In this case the court made a strong statement that if officers in this case were to testify "it would allow criminal defendants to provide police officers with immunity whenever they called the officers as witnesses, thus transferring control of Garrity-type use immunity from police officials to counsel for criminal defendants." "...moreover, Appellees position would allow criminal defendants to wield the tool of use immunity, normally denied to defendants." United States v. Thevis, 665 F.2d 616, 638-41 (5th Cir. Unit B), cert. denied, 459 U.S. 825, 103 S. Ct. 57, 74 L. Ed. 2d 61 (1982).
When the officers were brought to the stand they were not in a disciplinary action; they had not been ordered to answer questions under fear of dismissal. If they had testified, their testimony would not be considered as coerced and statements may have been used against them in criminal proceedings.

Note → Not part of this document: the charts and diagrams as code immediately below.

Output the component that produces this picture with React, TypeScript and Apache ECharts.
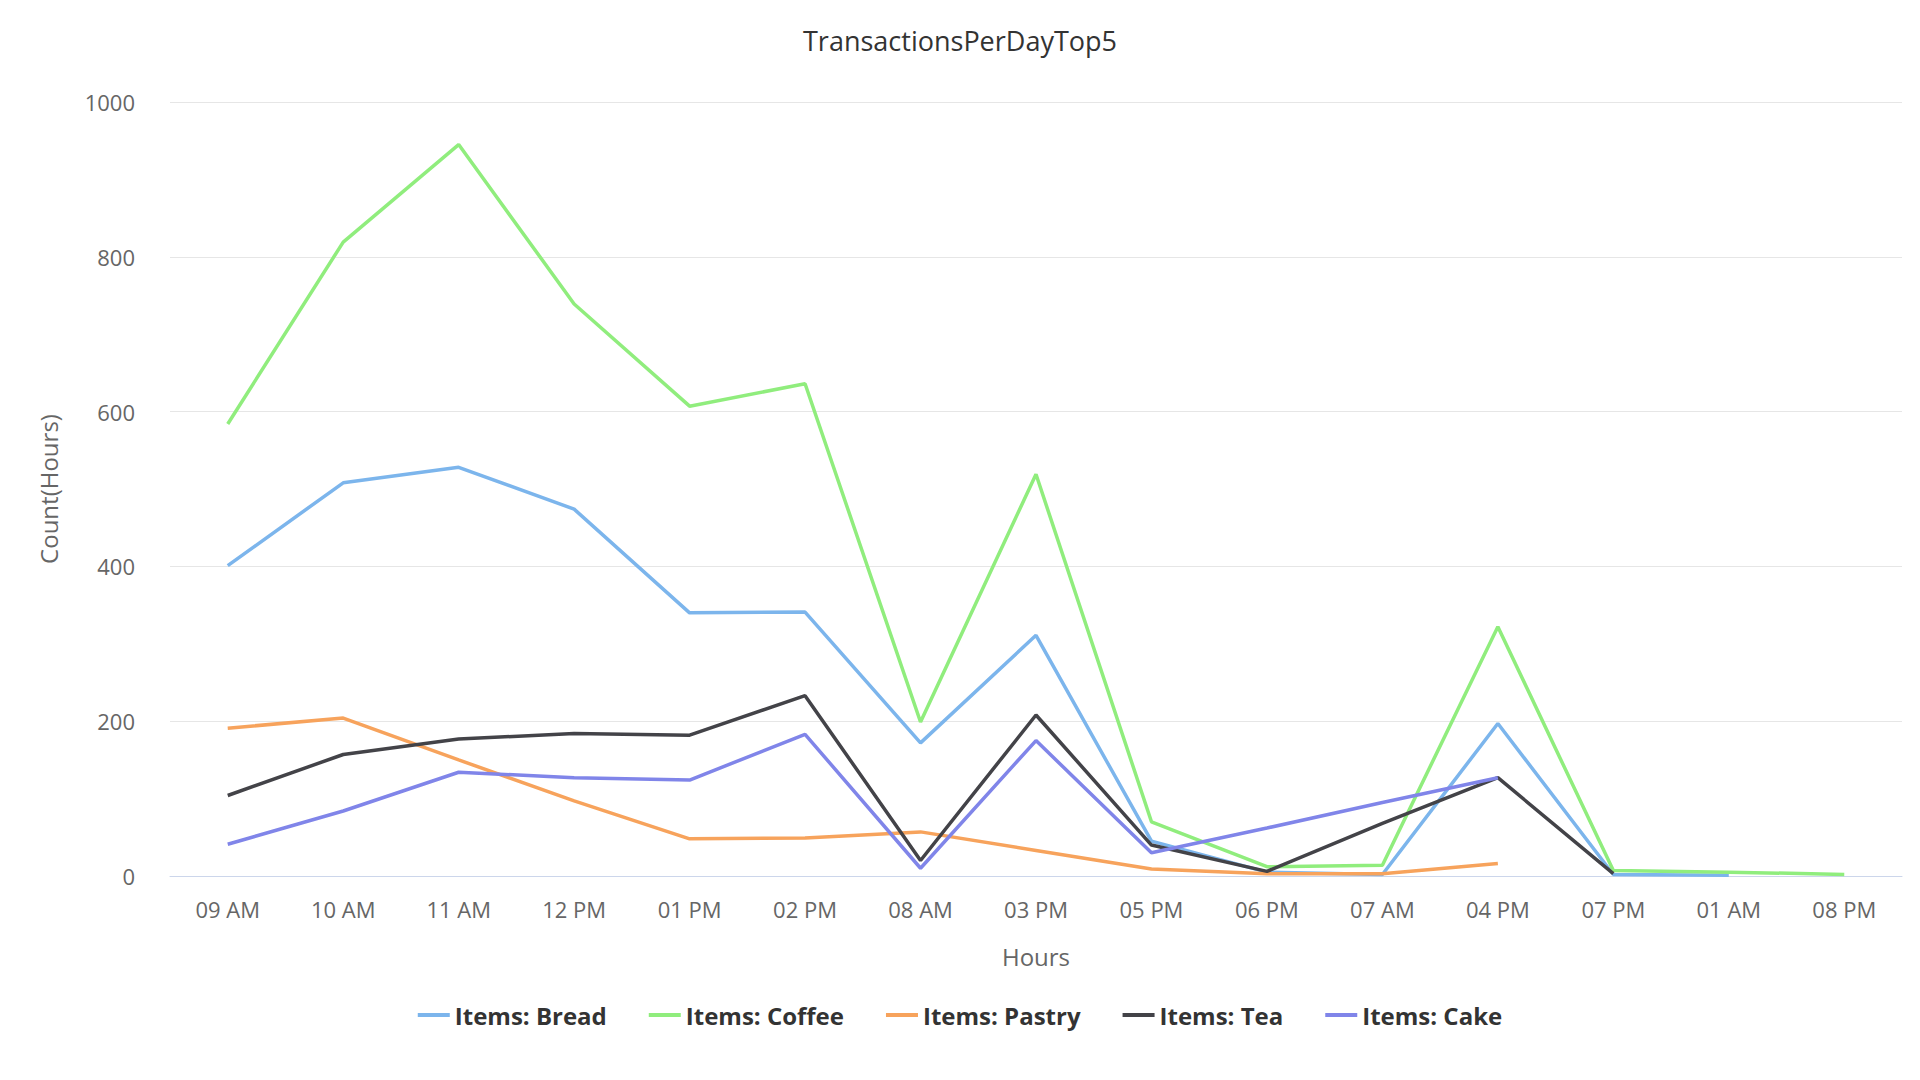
import { useEffect, useRef } from 'react'
import * as echarts from 'echarts'

const hours = ['09 AM', '10 AM', '11 AM', '12 PM', '01 PM', '02 PM', '08 AM', '03 PM', '05 PM', '06 PM', '07 AM', '04 PM', '07 PM', '01 AM', '08 PM']
const bread = [401, 508, 528, 474, 340, 341, 172, 311, 45, 5, 2, 197, 2, 1, null]
const coffee = [584, 819, 945, 739, 607, 636, 199, 519, 70, 12, 14, 322, 7, 5, 2]
const pastry = [191, 204, 150, 97, 48, 49, 57, 33, 9, 3, 3, 16, null, null, null]
const tea = [104, 157, 177, 184, 182, 233, 20, 208, 40, 6, 68, 127, 3, null, null]
const cake = [41, 84, 134, 127, 124, 183, 10, 175, 30, 62, 95, 127, null, null, null]

const series = [
  { name: 'Items: Bread', data: bread, color: '#7cb5ec' },
  { name: 'Items: Coffee', data: coffee, color: '#90ed7d' },
  { name: 'Items: Pastry', data: pastry, color: '#f7a35c' },
  { name: 'Items: Tea', data: tea, color: '#434348' },
  { name: 'Items: Cake', data: cake, color: '#8085e9' },
]

export default function App() {
  const ref = useRef<HTMLDivElement>(null)

  useEffect(() => {
    if (!ref.current) return
    const chart = echarts.init(ref.current, null, { renderer: 'svg' })
    chart.setOption({
      animation: false,
      textStyle: { fontFamily: '"Open Sans", Lato, sans-serif' },
      title: {
        text: 'TransactionsPerDayTop5',
        left: 'center',
        top: 14,
        textStyle: { fontSize: 27, fontWeight: 'normal', color: '#333' },
      },
      legend: {
        bottom: 40,
        itemWidth: 32,
        itemHeight: 4,
        itemGap: 42,
        icon: 'rect',
        textStyle: { fontSize: 24, fontWeight: 'bold', color: '#333' },
        data: series.map(s => s.name),
      },
      grid: { left: 162, right: 10, top: 94, bottom: 196 },
      xAxis: {
        type: 'category',
        data: hours,
        name: 'Hours',
        nameLocation: 'middle',
        nameGap: 68,
        nameTextStyle: { fontSize: 24, color: '#666' },
        axisLine: { lineStyle: { color: '#ccd6eb' } },
        axisTick: { show: false },
        axisLabel: { fontSize: 22, color: '#666', margin: 22 },
      },
      yAxis: {
        type: 'value',
        min: 0,
        max: 1000,
        interval: 200,
        name: 'Count(Hours)',
        nameLocation: 'middle',
        nameGap: 110,
        nameTextStyle: { fontSize: 24, color: '#666' },
        axisLabel: { fontSize: 22, color: '#666', margin: 35, formatter: (v: number) => String(v) },
        splitLine: { lineStyle: { color: '#e6e6e6' } },
      },
      series: series.map(s => ({
        type: 'line',
        name: s.name,
        data: s.data,
        color: s.color,
        showSymbol: false,
        lineStyle: { width: 3.5 },
      })),
    })
    return () => chart.dispose()
  }, [])

  return <div ref={ref} style={{ width: 1904, height: 1064 }} />
}
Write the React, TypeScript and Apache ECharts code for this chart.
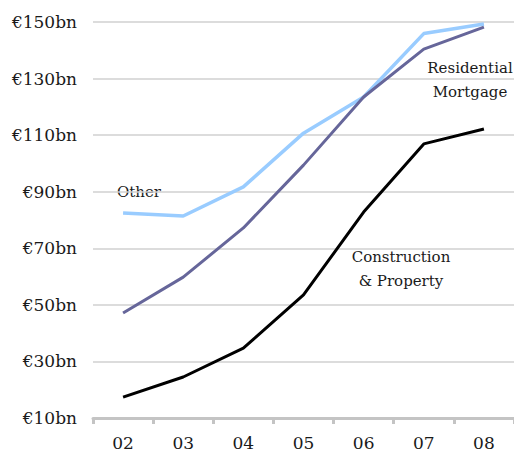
import React, { useEffect, useRef } from "react";
import * as echarts from "echarts";

const categories = ["02", "03", "04", "05", "06", "07", "08"];
const otherValues = [82.5, 81.4, 91.7, 110.7, 123.5, 145.9, 149.3];
const residentialValues = [47.1, 59.8, 77.2, 99.4, 123.5, 140.4, 148.2];
const constructionValues = [17.4, 24.5, 34.7, 53.5, 82.8, 106.9, 112.2];
const yMin = 10;
const yMax = 150;
const yStep = 20;

export default function App() {
  const ref = useRef<HTMLDivElement>(null);
  useEffect(() => {
    document.body.style.margin = "0";
    const chart = echarts.init(ref.current!, null, { renderer: "svg" });
    const font = "DejaVu Serif";
    chart.setOption({
      animation: false,
      backgroundColor: "#ffffff",
      grid: { left: 93, right: 0, top: 22, bottom: 38, containLabel: false },
      xAxis: {
        type: "category",
        data: categories,
        boundaryGap: true,
        axisLine: { show: true, lineStyle: { color: "#c4c4c4", width: 3 } },
        axisTick: { show: true, length: 6, lineStyle: { color: "#c4c4c4", width: 3 } },
        axisLabel: { fontFamily: font, fontSize: 17, color: "#1a1a1a", margin: 16 },
        splitLine: { show: false },
      },
      yAxis: [
        {
          type: "value",
          min: yMin,
          max: yMax,
          axisLabel: { show: false },
          axisLine: { show: false },
          axisTick: { show: false },
          splitLine: { show: false },
        },
        {
          type: "value",
          position: "left",
          min: 0,
          max: yMax - yMin,
          interval: yStep,
          axisLine: { show: false },
          axisTick: { show: false },
          axisLabel: {
            fontFamily: font,
            fontSize: 17,
            color: "#1a1a1a",
            margin: 16,
            formatter: (v: number) => `€${v + yMin}bn`,
          },
          splitLine: { show: true, lineStyle: { color: "#d0d0d0", width: 1.5 } },
        },
      ],
      series: [
        {
          name: "Other",
          type: "line",
          yAxisIndex: 0,
          data: otherValues,
          showSymbol: false,
          lineStyle: { color: "#99ccff", width: 3.5 },
          z: 3,
        },
        {
          name: "Residential Mortgage",
          type: "line",
          yAxisIndex: 0,
          data: residentialValues,
          showSymbol: false,
          lineStyle: { color: "#66669a", width: 3 },
          z: 4,
        },
        {
          name: "Construction & Property",
          type: "line",
          yAxisIndex: 0,
          data: constructionValues,
          showSymbol: false,
          lineStyle: { color: "#000000", width: 3 },
          z: 5,
        },
      ],
      graphic: [
        {
          type: "text",
          left: 117,
          top: 184,
          style: { text: "Other", fontFamily: font, fontSize: 15, fill: "#1a1a1a" },
        },
        {
          type: "text",
          x: 470,
          y: 68,
          style: {
            text: "Residential",
            fontFamily: font,
            fontSize: 15,
            fill: "#1a1a1a",
            textAlign: "center",
            textVerticalAlign: "middle",
          },
        },
        {
          type: "text",
          x: 470,
          y: 92,
          style: {
            text: "Mortgage",
            fontFamily: font,
            fontSize: 15,
            fill: "#1a1a1a",
            textAlign: "center",
            textVerticalAlign: "middle",
          },
        },
        {
          type: "text",
          x: 401,
          y: 257,
          style: {
            text: "Construction",
            fontFamily: font,
            fontSize: 15,
            fill: "#1a1a1a",
            textAlign: "center",
            textVerticalAlign: "middle",
          },
        },
        {
          type: "text",
          x: 401,
          y: 281,
          style: {
            text: "& Property",
            fontFamily: font,
            fontSize: 15,
            fill: "#1a1a1a",
            textAlign: "center",
            textVerticalAlign: "middle",
          },
        },
      ],
    });
    return () => chart.dispose();
  }, []);
  return <div ref={ref} style={{ width: 514, height: 456 }} />;
}
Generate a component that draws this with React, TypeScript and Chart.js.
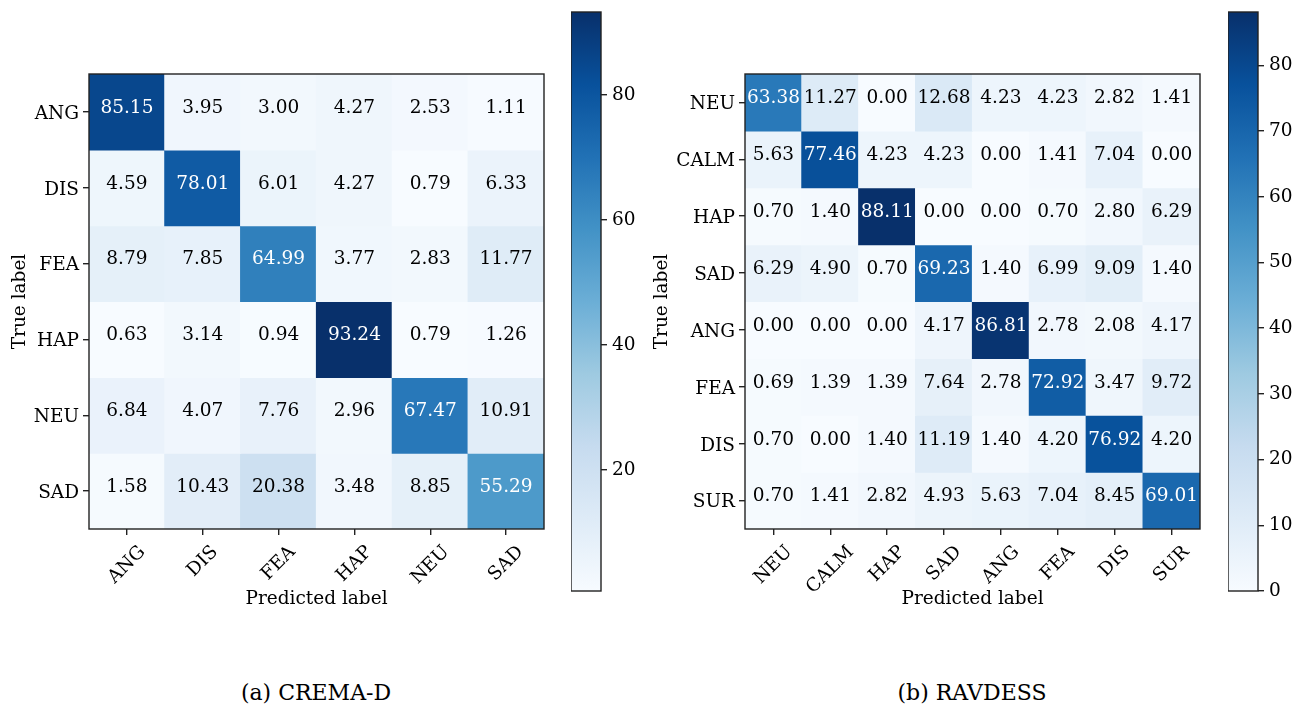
import React, { useEffect, useRef } from "react";
import { Chart, registerables } from "chart.js";

Chart.register(...registerables);

const FONT_FAMILY = "'DejaVu Serif', 'Liberation Serif', serif";
const FONT_SIZE = 18.5;
const CAPTION_SIZE = 22;
const SPINE_COLOR = "#222222";

// ---- CREMA-D (rows: true label, columns: predicted label, %) ----
const cremaClasses = ["ANG", "DIS", "FEA", "HAP", "NEU", "SAD"];
const cremaAng = [85.15, 3.95, 3.0, 4.27, 2.53, 1.11];
const cremaDis = [4.59, 78.01, 6.01, 4.27, 0.79, 6.33];
const cremaFea = [8.79, 7.85, 64.99, 3.77, 2.83, 11.77];
const cremaHap = [0.63, 3.14, 0.94, 93.24, 0.79, 1.26];
const cremaNeu = [6.84, 4.07, 7.76, 2.96, 67.47, 10.91];
const cremaSad = [1.58, 10.43, 20.38, 3.48, 8.85, 55.29];
const cremaColorbarTicks = [20, 40, 60, 80];

// ---- RAVDESS ----
const ravdessClasses = ["NEU", "CALM", "HAP", "SAD", "ANG", "FEA", "DIS", "SUR"];
const ravdessNeu = [63.38, 11.27, 0.0, 12.68, 4.23, 4.23, 2.82, 1.41];
const ravdessCalm = [5.63, 77.46, 4.23, 4.23, 0.0, 1.41, 7.04, 0.0];
const ravdessHap = [0.7, 1.4, 88.11, 0.0, 0.0, 0.7, 2.8, 6.29];
const ravdessSad = [6.29, 4.9, 0.7, 69.23, 1.4, 6.99, 9.09, 1.4];
const ravdessAng = [0.0, 0.0, 0.0, 4.17, 86.81, 2.78, 2.08, 4.17];
const ravdessFea = [0.69, 1.39, 1.39, 7.64, 2.78, 72.92, 3.47, 9.72];
const ravdessDis = [0.7, 0.0, 1.4, 11.19, 1.4, 4.2, 76.92, 4.2];
const ravdessSur = [0.7, 1.41, 2.82, 4.93, 5.63, 7.04, 8.45, 69.01];
const ravdessColorbarTicks = [0, 10, 20, 30, 40, 50, 60, 70, 80];

const cremaMatrix = [cremaAng, cremaDis, cremaFea, cremaHap, cremaNeu, cremaSad];
const ravdessMatrix = [
  ravdessNeu,
  ravdessCalm,
  ravdessHap,
  ravdessSad,
  ravdessAng,
  ravdessFea,
  ravdessDis,
  ravdessSur,
];

// "Blues" sequential colormap (ColorBrewer, 9 classes)
const BLUES = [
  [247, 251, 255],
  [222, 235, 247],
  [198, 219, 239],
  [158, 202, 225],
  [107, 174, 214],
  [66, 146, 198],
  [33, 113, 181],
  [8, 81, 156],
  [8, 48, 107],
];

function blues(t: number): string {
  const c = Math.min(1, Math.max(0, t)) * (BLUES.length - 1);
  const i = Math.min(BLUES.length - 2, Math.floor(c));
  const f = c - i;
  const a = BLUES[i];
  const b = BLUES[i + 1];
  const ch = (k: number) => Math.round(a[k] + (b[k] - a[k]) * f);
  return `rgb(${ch(0)}, ${ch(1)}, ${ch(2)})`;
}

const font = { family: FONT_FAMILY, size: FONT_SIZE };

type MatrixProps = {
  classes: string[];
  rows: number[][];
  left: number;
  width: number;
  yAxisWidth: number;
  yTitlePad: number;
};

const PLOT_TOP = 74;
const PLOT_SIZE = 455;
const X_AXIS_HEIGHT = 81;
const CANVAS_HEIGHT = 630;
const CELL_TEXT_SHIFT = -4;

function ConfusionMatrix({ classes, rows, left, width, yAxisWidth, yTitlePad }: MatrixProps) {
  const ref = useRef<HTMLCanvasElement | null>(null);

  useEffect(() => {
    if (!ref.current) return;
    const n = classes.length;
    const flat = rows.flat();
    const vmin = Math.min(...flat);
    const vmax = Math.max(...flat);
    const thresh = (vmax + vmin) / 2;

    const datasets = rows.map((row, i) => ({
      label: classes[i],
      data: row.map(() => [i, i + 1]),
      backgroundColor: row.map((v) => blues((v - vmin) / (vmax - vmin))),
      borderWidth: 0,
      barPercentage: 1,
      categoryPercentage: 1,
      grouped: false,
      inflateAmount: 0.6,
    }));

    const matrixDecor = {
      id: "matrixDecor",
      afterDatasetsDraw(chart: any) {
        const { ctx, chartArea } = chart;
        ctx.save();
        ctx.font = `${FONT_SIZE}px ${FONT_FAMILY}`;
        ctx.textAlign = "center";
        ctx.textBaseline = "middle";
        rows.forEach((row, i) => {
          const meta = chart.getDatasetMeta(i);
          row.forEach((v, j) => {
            const el = meta.data[j];
            if (!el) return;
            const p = el.getCenterPoint();
            ctx.fillStyle = v > thresh ? "#ffffff" : "#000000";
            ctx.fillText(v.toFixed(2), p.x, p.y + CELL_TEXT_SHIFT);
          });
        });
        ctx.strokeStyle = SPINE_COLOR;
        ctx.lineWidth = 1.4;
        ctx.strokeRect(chartArea.left, chartArea.top, chartArea.right - chartArea.left, chartArea.bottom - chartArea.top);
        ctx.restore();
      },
      afterDraw(chart: any) {
        // rotated predicted-label ticks, centred under each column
        const { ctx, chartArea } = chart;
        const xs = chart.scales.x;
        const top = chartArea.bottom + 6 + 6.5;
        ctx.save();
        ctx.font = `${FONT_SIZE}px ${FONT_FAMILY}`;
        ctx.fillStyle = "#000000";
        ctx.textAlign = "center";
        ctx.textBaseline = "middle";
        classes.forEach((c, i) => {
          const x = xs.getPixelForValue(i);
          const w = ctx.measureText(c).width;
          const h = FONT_SIZE * 1.17;
          const cy = top + (w + h) / (2 * Math.SQRT2);
          ctx.save();
          ctx.translate(x, cy);
          ctx.rotate(-Math.PI / 4);
          ctx.fillText(c, 0, 0);
          ctx.restore();
        });
        ctx.restore();
      },
    };

    const chart = new Chart(ref.current, {
      type: "bar",
      data: { labels: classes, datasets: datasets as any },
      options: {
        responsive: false,
        animation: false,
        devicePixelRatio: 1,
        layout: {
          padding: {
            left: 0,
            top: PLOT_TOP,
            right: width - yAxisWidth - PLOT_SIZE,
            bottom: CANVAS_HEIGHT - PLOT_TOP - PLOT_SIZE - X_AXIS_HEIGHT,
          },
        },
        plugins: { legend: { display: false }, tooltip: { enabled: false } },
        scales: {
          x: {
            type: "category",
            position: "bottom",
            offset: true,
            grid: {
              offset: false,
              drawOnChartArea: false,
              drawTicks: true,
              tickLength: 6,
              color: SPINE_COLOR,
              lineWidth: 1.4,
            },
            border: { display: false },
            ticks: { display: false },
            title: {
              display: true,
              text: "Predicted label",
              font,
              color: "#000000",
              padding: 0,
            },
            afterFit: (s: any) => {
              s.height = X_AXIS_HEIGHT;
            },
          },
          y: {
            type: "linear",
            min: 0,
            max: n,
            reverse: true,
            afterBuildTicks: (s: any) => {
              s.ticks = classes.map((_, i) => ({ value: i + 0.5 }));
            },
            ticks: {
              callback: (_v: any, i: number) => classes[i],
              font,
              color: "#000000",
              padding: 4,
              labelOffset: 2,
            },
            grid: {
              drawOnChartArea: false,
              tickLength: 6,
              color: SPINE_COLOR,
              lineWidth: 1.4,
            },
            border: { display: false },
            title: {
              display: true,
              text: "True label",
              font,
              color: "#000000",
              padding: { top: yTitlePad, bottom: 0 },
            },
            afterFit: (s: any) => {
              s.width = yAxisWidth;
            },
          },
        },
      } as any,
      plugins: [matrixDecor],
    });

    return () => chart.destroy();
  }, [classes, rows, width, yAxisWidth, yTitlePad]);

  return (
    <canvas
      ref={ref}
      width={width}
      height={CANVAS_HEIGHT}
      style={{ position: "absolute", left, top: 0, width, height: CANVAS_HEIGHT }}
    />
  );
}

type ColorbarProps = {
  rows: number[][];
  ticks: number[];
  left: number;
};

// colour bar spans page y 12..591; the canvas starts above the page edge so
// that the layout padding stays larger than the tick-label overhang
const CB_CANVAS_TOP = -10;
const CB_TOP = 12;
const CB_BOTTOM = 591;
const CB_WIDTH = 30;
const CB_CANVAS_W = 70;
const CB_CANVAS_H = 625;

function Colorbar({ rows, ticks, left }: ColorbarProps) {
  const ref = useRef<HTMLCanvasElement | null>(null);

  useEffect(() => {
    if (!ref.current) return;
    const flat = rows.flat();
    const vmin = Math.min(...flat);
    const vmax = Math.max(...flat);

    const frame = {
      id: "colorbarFrame",
      afterDatasetsDraw(chart: any) {
        const { ctx, chartArea } = chart;
        ctx.save();
        ctx.strokeStyle = SPINE_COLOR;
        ctx.lineWidth = 1.4;
        ctx.strokeRect(chartArea.left, chartArea.top, chartArea.right - chartArea.left, chartArea.bottom - chartArea.top);
        ctx.restore();
      },
    };

    const chart = new Chart(ref.current, {
      type: "bar",
      data: {
        labels: ["scale"],
        datasets: [
          {
            data: [[vmin, vmax]],
            backgroundColor: (c: any) => {
              const area = c.chart.chartArea;
              if (!area) return blues(0.5);
              const g = c.chart.ctx.createLinearGradient(0, area.bottom, 0, area.top);
              BLUES.forEach((_, k) => g.addColorStop(k / (BLUES.length - 1), blues(k / (BLUES.length - 1))));
              return g;
            },
            borderWidth: 0,
            barPercentage: 1,
            categoryPercentage: 1,
            inflateAmount: 0,
          },
        ],
      },
      options: {
        responsive: false,
        animation: false,
        devicePixelRatio: 1,
        layout: {
          padding: {
            left: 0,
            top: CB_TOP - CB_CANVAS_TOP,
            right: 0,
            bottom: CB_CANVAS_H + CB_CANVAS_TOP - CB_BOTTOM,
          },
        },
        plugins: { legend: { display: false }, tooltip: { enabled: false } },
        scales: {
          x: { display: false, offset: true },
          y: {
            type: "linear",
            position: "right",
            min: vmin,
            max: vmax,
            afterBuildTicks: (s: any) => {
              s.ticks = ticks.map((v) => ({ value: v }));
            },
            ticks: { font, color: "#000000", padding: 5 },
            grid: {
              drawOnChartArea: false,
              tickLength: 6,
              color: SPINE_COLOR,
              lineWidth: 1.4,
            },
            border: { display: false },
            afterFit: (s: any) => {
              s.width = CB_CANVAS_W - CB_WIDTH;
            },
          },
        },
      } as any,
      plugins: [frame],
    });

    return () => chart.destroy();
  }, [rows, ticks]);

  return (
    <canvas
      ref={ref}
      width={CB_CANVAS_W}
      height={CB_CANVAS_H}
      style={{
        position: "absolute",
        left,
        top: CB_CANVAS_TOP,
        width: CB_CANVAS_W,
        height: CB_CANVAS_H,
      }}
    />
  );
}

function Caption({ text, center }: { text: string; center: number }) {
  return (
    <div
      style={{
        position: "absolute",
        left: center - 200,
        width: 400,
        top: 682,
        textAlign: "center",
        fontFamily: FONT_FAMILY,
        fontSize: CAPTION_SIZE,
        lineHeight: `${CAPTION_SIZE}px`,
        color: "#000",
      }}
    >
      {text}
    </div>
  );
}

export default function App() {
  return (
    <div
      style={{
        position: "absolute",
        left: 0,
        top: 0,
        width: 1293,
        height: 705,
        background: "#ffffff",
        overflow: "hidden",
      }}
    >
      <ConfusionMatrix
        classes={cremaClasses}
        rows={cremaMatrix}
        left={0}
        width={555}
        yAxisWidth={89}
        yTitlePad={9}
      />
      <Colorbar rows={cremaMatrix} ticks={cremaColorbarTicks} left={571} />
      <ConfusionMatrix
        classes={ravdessClasses}
        rows={ravdessMatrix}
        left={640}
        width={570}
        yAxisWidth={105}
        yTitlePad={11}
      />
      <Colorbar rows={ravdessMatrix} ticks={ravdessColorbarTicks} left={1228} />
      <Caption text="(a) CREMA-D" center={316} />
      <Caption text="(b) RAVDESS" center={972} />
    </div>
  );
}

The City of Montgomery contended that there were two provisions within police department regulations. One was that officers would not be involved in an act that could be construed to be obstruction of justice. The second was that officers could not interfere with the criminal justice system. The court viewed both as not applicable to the Garrity decision.
The decision was clear from the 11th circuit. When the officers were ordered to testify in the criminal trial they were coerced to testify. Although they told the court they were willing to testify they were still being ordered to do so.